- GIVEN TASK:
Set the listing down again exactly, please, apart from its pictures.

------------------------------------------------------------

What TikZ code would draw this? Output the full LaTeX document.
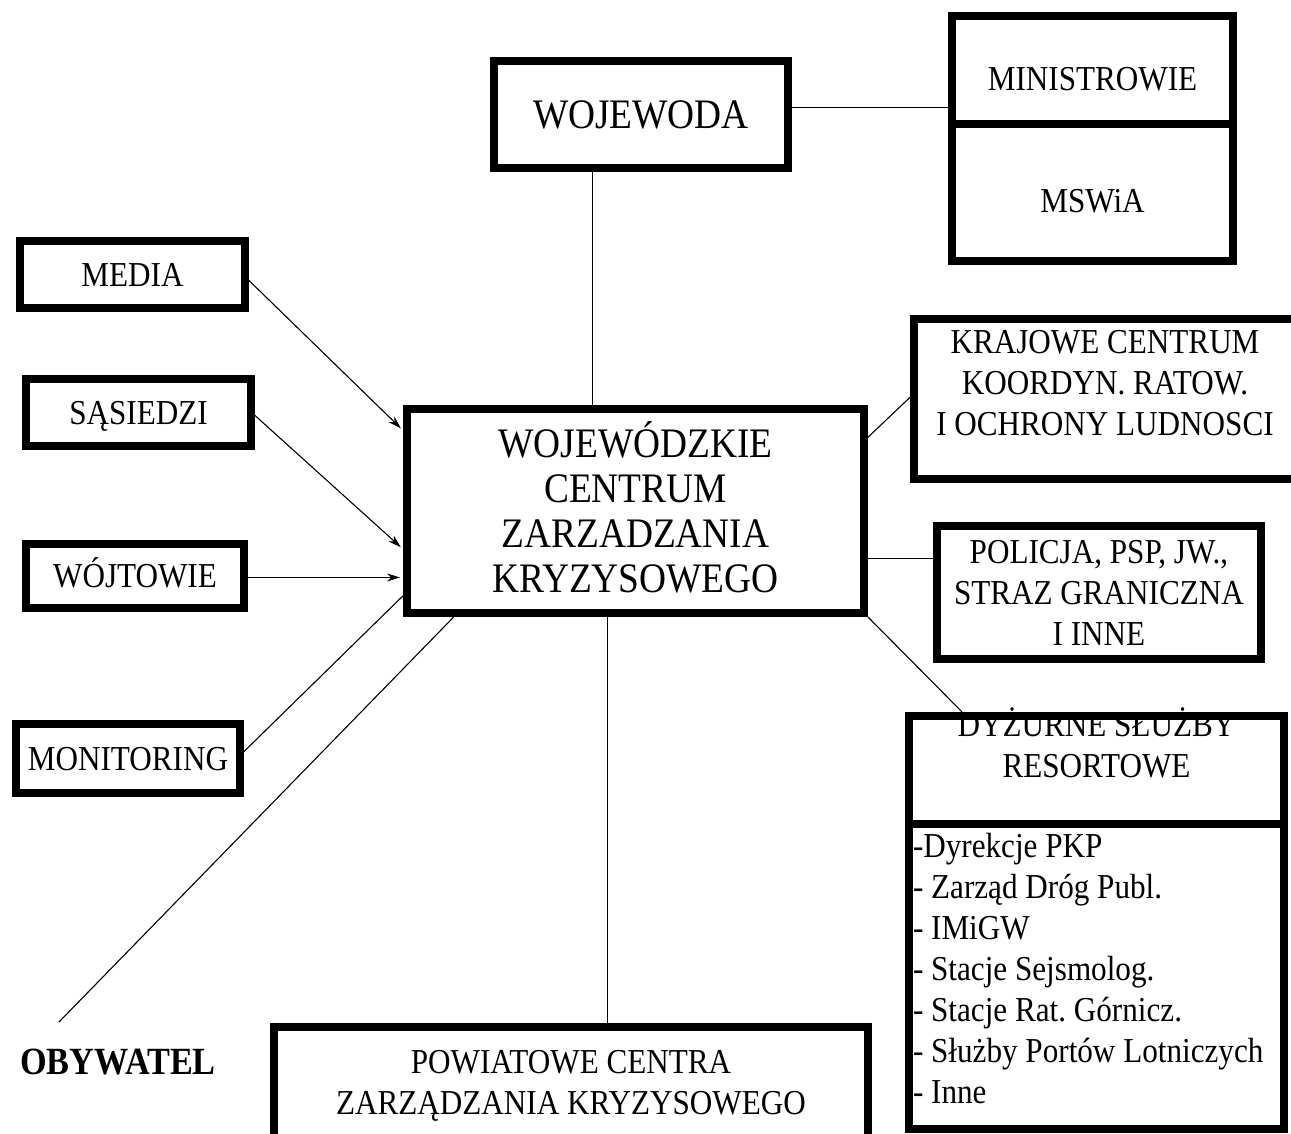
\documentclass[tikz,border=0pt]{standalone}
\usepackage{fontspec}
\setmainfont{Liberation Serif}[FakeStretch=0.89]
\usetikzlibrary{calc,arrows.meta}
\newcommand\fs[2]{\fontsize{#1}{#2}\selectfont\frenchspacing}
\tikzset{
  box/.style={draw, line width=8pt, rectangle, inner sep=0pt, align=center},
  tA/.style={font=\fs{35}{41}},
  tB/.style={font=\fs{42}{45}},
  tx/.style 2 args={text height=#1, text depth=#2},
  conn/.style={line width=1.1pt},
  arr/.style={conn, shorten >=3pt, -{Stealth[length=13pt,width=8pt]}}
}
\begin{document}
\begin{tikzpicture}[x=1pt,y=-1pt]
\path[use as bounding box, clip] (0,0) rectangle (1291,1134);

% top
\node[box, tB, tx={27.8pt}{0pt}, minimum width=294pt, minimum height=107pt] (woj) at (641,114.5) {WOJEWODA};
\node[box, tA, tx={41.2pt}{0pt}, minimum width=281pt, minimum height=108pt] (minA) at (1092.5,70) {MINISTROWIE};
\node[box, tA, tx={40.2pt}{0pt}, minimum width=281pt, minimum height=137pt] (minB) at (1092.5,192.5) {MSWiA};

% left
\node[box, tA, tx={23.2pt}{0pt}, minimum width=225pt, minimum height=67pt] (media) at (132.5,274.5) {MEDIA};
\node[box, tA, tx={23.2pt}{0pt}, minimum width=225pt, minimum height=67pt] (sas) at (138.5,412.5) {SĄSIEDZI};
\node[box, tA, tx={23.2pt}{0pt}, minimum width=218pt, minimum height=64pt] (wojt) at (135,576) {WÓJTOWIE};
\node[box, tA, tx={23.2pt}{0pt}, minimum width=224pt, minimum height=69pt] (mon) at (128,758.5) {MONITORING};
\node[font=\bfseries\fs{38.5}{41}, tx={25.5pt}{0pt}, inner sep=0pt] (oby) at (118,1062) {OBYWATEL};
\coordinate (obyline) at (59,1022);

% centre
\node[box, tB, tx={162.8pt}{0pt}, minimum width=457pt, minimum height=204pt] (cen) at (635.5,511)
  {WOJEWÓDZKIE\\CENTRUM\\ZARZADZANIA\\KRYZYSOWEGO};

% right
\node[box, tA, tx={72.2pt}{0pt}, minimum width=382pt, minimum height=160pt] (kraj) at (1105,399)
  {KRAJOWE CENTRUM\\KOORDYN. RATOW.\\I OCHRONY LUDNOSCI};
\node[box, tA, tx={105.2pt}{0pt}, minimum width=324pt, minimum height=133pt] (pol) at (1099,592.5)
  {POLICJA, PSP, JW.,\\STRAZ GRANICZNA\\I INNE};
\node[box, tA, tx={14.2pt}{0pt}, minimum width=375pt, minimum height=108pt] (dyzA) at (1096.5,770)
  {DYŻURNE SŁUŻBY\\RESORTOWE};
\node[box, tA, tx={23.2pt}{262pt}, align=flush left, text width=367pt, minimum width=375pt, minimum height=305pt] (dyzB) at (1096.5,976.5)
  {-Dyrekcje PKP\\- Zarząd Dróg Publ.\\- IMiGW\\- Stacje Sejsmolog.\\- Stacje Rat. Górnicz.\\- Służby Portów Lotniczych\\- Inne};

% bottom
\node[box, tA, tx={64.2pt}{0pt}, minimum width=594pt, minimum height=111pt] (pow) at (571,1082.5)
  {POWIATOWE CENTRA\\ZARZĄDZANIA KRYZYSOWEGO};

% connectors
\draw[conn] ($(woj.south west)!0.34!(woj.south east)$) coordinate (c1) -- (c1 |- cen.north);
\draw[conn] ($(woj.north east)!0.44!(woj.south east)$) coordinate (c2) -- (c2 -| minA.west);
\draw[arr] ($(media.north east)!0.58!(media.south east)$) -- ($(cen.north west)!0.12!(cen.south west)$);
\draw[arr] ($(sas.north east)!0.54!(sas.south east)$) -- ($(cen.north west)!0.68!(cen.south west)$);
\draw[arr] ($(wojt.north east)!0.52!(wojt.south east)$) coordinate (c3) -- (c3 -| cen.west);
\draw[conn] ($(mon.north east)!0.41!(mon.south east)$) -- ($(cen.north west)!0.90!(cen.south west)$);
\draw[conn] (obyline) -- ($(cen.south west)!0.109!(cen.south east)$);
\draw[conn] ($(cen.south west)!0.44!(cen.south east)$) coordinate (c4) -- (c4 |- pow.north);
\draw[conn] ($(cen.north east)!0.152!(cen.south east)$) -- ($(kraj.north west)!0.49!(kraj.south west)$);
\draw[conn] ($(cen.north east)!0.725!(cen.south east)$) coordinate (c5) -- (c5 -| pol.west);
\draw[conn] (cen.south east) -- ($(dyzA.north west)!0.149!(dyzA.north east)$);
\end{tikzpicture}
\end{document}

------------------------------------------------------------

- RESULT FOR THIS EXERCISE:
What TikZ code would draw this? Output the full LaTeX document.
\documentclass[tikz,border=0pt]{standalone}
\usepackage{fontspec}
\setmainfont{Liberation Serif}[FakeStretch=0.89]
\usetikzlibrary{calc,arrows.meta}
\newcommand\fs[2]{\fontsize{#1}{#2}\selectfont\frenchspacing}
\tikzset{
  box/.style={draw, line width=8pt, rectangle, inner sep=0pt, align=center},
  tA/.style={font=\fs{35}{41}},
  tB/.style={font=\fs{42}{45}},
  tx/.style 2 args={text height=#1, text depth=#2},
  conn/.style={line width=1.1pt},
  arr/.style={conn, shorten >=3pt, -{Stealth[length=13pt,width=8pt]}}
}
\begin{document}
\begin{tikzpicture}[x=1pt,y=-1pt]
\path[use as bounding box, clip] (0,0) rectangle (1291,1134);

% top
\node[box, tB, tx={27.8pt}{0pt}, minimum width=294pt, minimum height=107pt] (woj) at (641,114.5) {WOJEWODA};
\node[box, tA, tx={41.2pt}{0pt}, minimum width=281pt, minimum height=108pt] (minA) at (1092.5,70) {MINISTROWIE};
\node[box, tA, tx={40.2pt}{0pt}, minimum width=281pt, minimum height=137pt] (minB) at (1092.5,192.5) {MSWiA};

% left
\node[box, tA, tx={23.2pt}{0pt}, minimum width=225pt, minimum height=67pt] (media) at (132.5,274.5) {MEDIA};
\node[box, tA, tx={23.2pt}{0pt}, minimum width=225pt, minimum height=67pt] (sas) at (138.5,412.5) {SĄSIEDZI};
\node[box, tA, tx={23.2pt}{0pt}, minimum width=218pt, minimum height=64pt] (wojt) at (135,576) {WÓJTOWIE};
\node[box, tA, tx={23.2pt}{0pt}, minimum width=224pt, minimum height=69pt] (mon) at (128,758.5) {MONITORING};
\node[font=\bfseries\fs{38.5}{41}, tx={25.5pt}{0pt}, inner sep=0pt] (oby) at (118,1062) {OBYWATEL};
\coordinate (obyline) at (59,1022);

% centre
\node[box, tB, tx={162.8pt}{0pt}, minimum width=457pt, minimum height=204pt] (cen) at (635.5,511)
  {WOJEWÓDZKIE\\CENTRUM\\ZARZADZANIA\\KRYZYSOWEGO};

% right
\node[box, tA, tx={72.2pt}{0pt}, minimum width=382pt, minimum height=160pt] (kraj) at (1105,399)
  {KRAJOWE CENTRUM\\KOORDYN. RATOW.\\I OCHRONY LUDNOSCI};
\node[box, tA, tx={105.2pt}{0pt}, minimum width=324pt, minimum height=133pt] (pol) at (1099,592.5)
  {POLICJA, PSP, JW.,\\STRAZ GRANICZNA\\I INNE};
\node[box, tA, tx={14.2pt}{0pt}, minimum width=375pt, minimum height=108pt] (dyzA) at (1096.5,770)
  {DYŻURNE SŁUŻBY\\RESORTOWE};
\node[box, tA, tx={23.2pt}{262pt}, align=flush left, text width=367pt, minimum width=375pt, minimum height=305pt] (dyzB) at (1096.5,976.5)
  {-Dyrekcje PKP\\- Zarząd Dróg Publ.\\- IMiGW\\- Stacje Sejsmolog.\\- Stacje Rat. Górnicz.\\- Służby Portów Lotniczych\\- Inne};

% bottom
\node[box, tA, tx={64.2pt}{0pt}, minimum width=594pt, minimum height=111pt] (pow) at (571,1082.5)
  {POWIATOWE CENTRA\\ZARZĄDZANIA KRYZYSOWEGO};

% connectors
\draw[conn] ($(woj.south west)!0.34!(woj.south east)$) coordinate (c1) -- (c1 |- cen.north);
\draw[conn] ($(woj.north east)!0.44!(woj.south east)$) coordinate (c2) -- (c2 -| minA.west);
\draw[arr] ($(media.north east)!0.58!(media.south east)$) -- ($(cen.north west)!0.12!(cen.south west)$);
\draw[arr] ($(sas.north east)!0.54!(sas.south east)$) -- ($(cen.north west)!0.68!(cen.south west)$);
\draw[arr] ($(wojt.north east)!0.52!(wojt.south east)$) coordinate (c3) -- (c3 -| cen.west);
\draw[conn] ($(mon.north east)!0.41!(mon.south east)$) -- ($(cen.north west)!0.90!(cen.south west)$);
\draw[conn] (obyline) -- ($(cen.south west)!0.109!(cen.south east)$);
\draw[conn] ($(cen.south west)!0.44!(cen.south east)$) coordinate (c4) -- (c4 |- pow.north);
\draw[conn] ($(cen.north east)!0.152!(cen.south east)$) -- ($(kraj.north west)!0.49!(kraj.south west)$);
\draw[conn] ($(cen.north east)!0.725!(cen.south east)$) coordinate (c5) -- (c5 -| pol.west);
\draw[conn] (cen.south east) -- ($(dyzA.north west)!0.149!(dyzA.north east)$);
\end{tikzpicture}
\end{document}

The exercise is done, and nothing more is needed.